Swimming to the other side, memoirs of Victor Grossman

BOOKREVIEW

Crossing the River: A Memoir of the American Left, the Cold War and Life in East Germany

By Victor Grossman

University of Massachusetts Press, 2003

Softcover, 328 pp., $24.95

“Thinking of Germany in the night,” wrote the exiled 19th century poet Heinrich Heine, “I lie awake and sleep takes flight.” Indeed, who, pondering that nation’s history, by turns exalted and utterly tragic, has not had more than a few sleepless nights?

The wall separating East and West Germany went up in 1963, but long before that, Winston Churchill had rung down an Iron Curtain. I confess that as a child in central Kansas during that time, having one side of my family of German ancestry, I used to wonder: what was it really like there?

Longtime readers of the People’s Weekly World will be familiar with Victor Grossman’s reports from Germany, generally focusing on current political developments. But now we have a substantial volume of his memoirs, which not only satisfies one’s natural curiosity about a notable journalist’s life, but reveals a great deal of exactly how life really was in the German Democratic Republic during its entire existence.

Born Stephen Wechsler, he was the son of an art dealer in New York City during the Great Depression. When hard times hit, the art market sank, so the family frequently moved. There were happy years at the Free Acres community in the Wachtung Mountains of New Jersey, where everyone experienced a variety of progressive ideas, customs and folkways. His mother arranged his admission to the prestigious Dalton School in New York, followed by admission to Harvard, where he soon became involved with communist student circles. While he gained a decent education there, Wechsler always felt himself to be an outsider in a WASP enclave.

Wechsler moved to Buffalo, N.Y., where he found work in factories, and associations with local Communist Party USA friends, while suppressing his Harvard past.

One day, he recalls, “I witnessed a prank that would become legendary.” Men in the acid room of the plant “made a dummy with rubber boots, apron, and slouch hat, dozing defiantly in a chair. When shift boss Charley turned up, he circled the lazy worker — scolding, shouting and finally grabbing.
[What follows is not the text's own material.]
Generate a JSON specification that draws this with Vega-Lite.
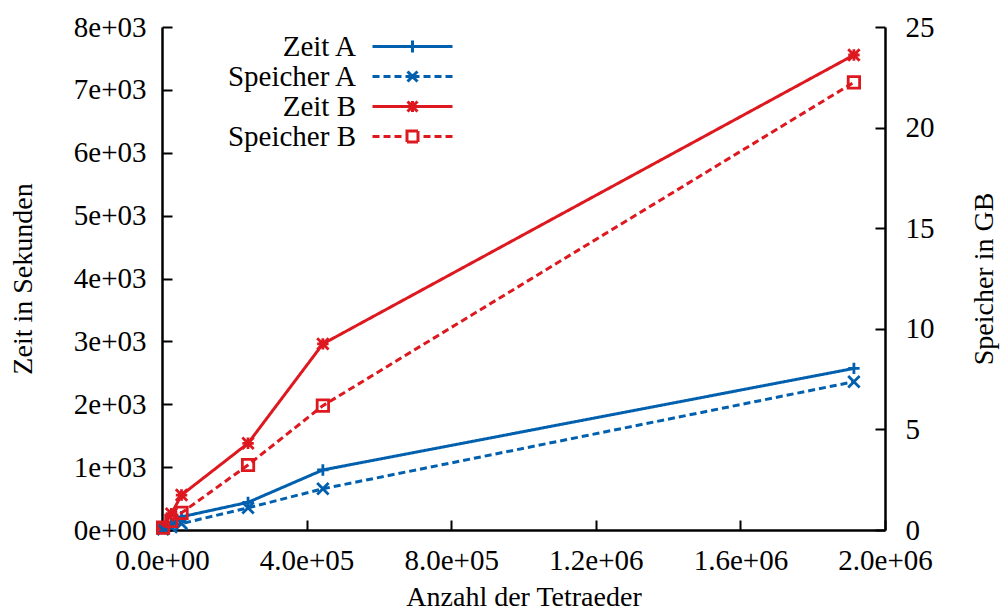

Everyone watched with intense enjoyment, and Charley’s aggressiveness softened noticeably in the next weeks.”

During the Korean War, Wechsler was drafted into the Army, but was sent to Germany instead of Asia. There he received an ominous letter from the brass, summoning him for a political investigation. Instead, lonely and frightened, he decided to desert, and swam across the Danube to the Soviet Zone of Austria.

At first the Russians didn’t know quite what to make of him, and even suspected that he was a spy. But after a while, they found English books for him, and even boots that fit perfectly. Finally they took him to the GDR, the newly established socialist eastern part of Germany, where he began a new life, and where he received his new name, Victor Grossman.

There are amusing descriptions of his fellow exiles, some of them not “political” at all. And details of what it was like to work in factories, hauling heavy wooden planks. But Grossman, having done this kind of work before, was tough enough to make it.

Eventually he went to journalism school in Leipzig, embarking on a career of writing and translation. There are descriptions of tours by famous people like Pete Seeger and Joan Baez, but also details of German musical personalities. Ernst Busch, the great Brechtian singer and actor, “was known as a grump but I was pleasantly surprised to find him playing happily with a little son, caroling from room to room.”

And when our composer Earl Robinson (“I Dreamed I Saw Joe Hill Last Night”) visited Leipzig, “at Bach’s grave in the Thomas Church he suddenly dropped to his knees and kissed the flat stone.”

From his radical student days in the U.S., Grossman was familiar with the whole folk music revival, and thus he was not only able to serve as a guide and interpreter for our musicians in the GDR, but also had a radio show devoted to folk music. When he wrote books, they were printed in editions of 10,000 for a reading audience he rightly calls “voracious.”

In addition to music and literature, Grossman presents a vivid picture of daily life in the GDR, including a complex assessment of its political culture. I came away from this book feeling like I had had a valuable opportunity to understand all the pluses and minuses of the GDR’s history.

Grossman remains a partisan of socialism, and he acidly observes that as soon as the Christian Democrats took over the eastern region, all the “libraries, clubhouses, polyclinics, vacation homes, sport and cultural activity” were ruthlessly trimmed. Gaudy advertising was plastered everywhere, papering over, as it were, unemployment, insecurity and anxiety.

There’s a valuable afterward by Mark Solomon, which locates the narrative’s context in recent scholarly studies and assessments of the GDR, which are further annotated in a bibliography. This is a book that should be taken up in school and college courses as well as progressive study circles, and by anyone who wishes to understand the history of German socialism in the latter half of the 20th century.